"Good books not only capture the imagination, but cultivate the conscience as well"
-from Books That Build Character
Can reading aloud good books to your children really help develop their character? According to William Kilpatrick, one of the authors of Books That Build Character, the answer is "yes!"
Are you uncertain about how to choose "good books"? Read my past post here.
Below I've highlighted some excellent points Kilpatrick makes about how stories can affect character development:
- Stories create an emotional attachment to goodness, or a desire to do the right thing.
- Stories provide a wealth of good examples to kids - the kind of examples that might be missing from some children's day-to-day environments.
- Stories are a good way of introducing "codes of conduct" to kids.
- Stories can help kids make sense out of life.

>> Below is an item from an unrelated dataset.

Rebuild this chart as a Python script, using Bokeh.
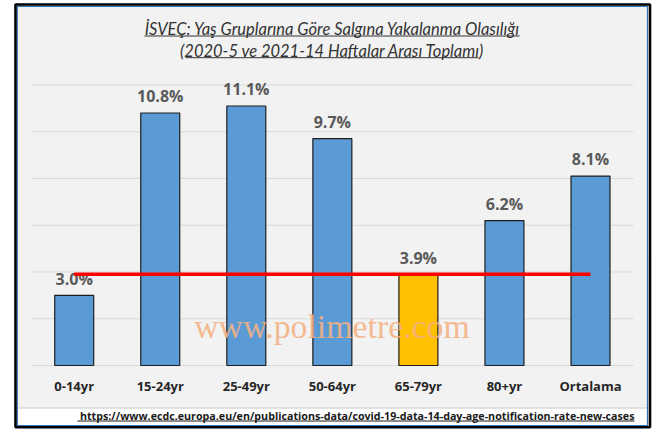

Books about Bravery and Duty
1. The Bravest Dog Ever: The True Story of Balto by Natalie Standiford.
Click on the highlighted title to read my past review of this book and others about the Iditarod Race.
2. The Emperor and the Kite by Jane Yolen. A quiet, yet brave young princess rescues her father from a prison tower.
3. Keep the Lights Burning, Abbie by Peter and Connie Roop. This simple but true story brings new meaning to the concept of duty. Abbie is a courageous young girl who is determined to keep her father's lighthouse lights burning while he is away on the mainland, despite the fact that a terrific storm threatens to sweep her family's little house into the sea; that her mother is in bed sick and must be kept warm; and that even the fate of their chickens is in her hands.
4. Clara Barton: Angel of the Battlefield by Rae Bains. Clara's childhood biography. She showed remarkable courage and vision as she overcame great shyness to dramatically serve her fellow man.
5. Ride on the Wind by Alice Dalgliesh. The story of Charles Lindbergh's solo flight across the Atlantic in 1927.
6. Mirette on the High Wire by Emily Arnold McCully. Beautifully illustrated Caldecott Medal book about a young girl who learns to walk on a high wire and dramatically helps a high wire veteran overcome his feat to go back on the wire
Books about Friendship
7 & 8. Betsy-Tacy; and
Betsy-Tacy and Tib by Maud Hart Lovelace. Originally published in 1941; set in Wisconsin around 1900. The series - based on the author's life - is set in a small town in Minnesota at the turn of the twentieth century. The first book,
Betsy-Tacy, takes place with Betsy and her best friend, Tacy, being five years old. By the second book, they've added a new friend, Tib. The series follows the girls' friendships all the way through to Betsy's wedding! There is so much heartfelt humor, detail, and realistic emotion in the writing, you really get a feeling for life at the turn of the century - from school days and friendships, to falling in love and travel. Girls will have fun growing up with Betsy, Tacy, and Tib as their friends!
9. The Milly-Molly-Mandy Story Book by Joyce L. Brisley. Originally published in 1928. Another delightful novel, set in an English village and its surrounding countryside.
Books about Sacrificing for Others
10. Leah's Pony by Elizabeth Friedrich. Set in the Dust Bowl of the 1930s, this is the story of family love and the kindness of neighbors. A girl of 11 is willing to sell her beloved pony so her nearly bankrupt family will not have to lose their farm.
11. Miss Fanny's Hat by Jan Karon. A plucky 100-year-old lady becomes willing to offer her favorite hat for her church's fund-raising auction. (3-8)
Books about Faith and Endurance
12. The Long Winter by Laura Ingalls Wilder. How the Ingalls family, living in a new town on the South Dakota prairie, survive a harsh seven-month winter filled with blizzards.
13. More than Anything Else by Marie Bradley. Beautifully and poignantly told story of how Booker T. Washington learned to read at the age of 10.
Click the highlighted title to read my past review.
14. The Glorious Flight: Across the Channel with Louis Bleriot, by Alice and Martin Provensen. A story about the first solo flight across the English Channel in 1909, and about building the plane that made the flight. (4-8)
15. A Little Princess by Frances Hodgson Burnett.
"Whatever comes," she said, "cannot alter one thing. If I am a princess in rags and tatters, I can be a princess inside. It would be easy to be a princess if I were dressed in cloth of gold, but it is a great deal more of a triumph to be one all the time when no one knows it." There never was a sweeter, more unselfish heroine than Sara Crewe, a young girl from a wealthy family who humbly and heroically endures the scorn, hatred, and jealousy of the headmistress and some of the other students at her English boarding school while her father is away in India. (8 and up)
So many more out there! What are some of your favorite character-building stories?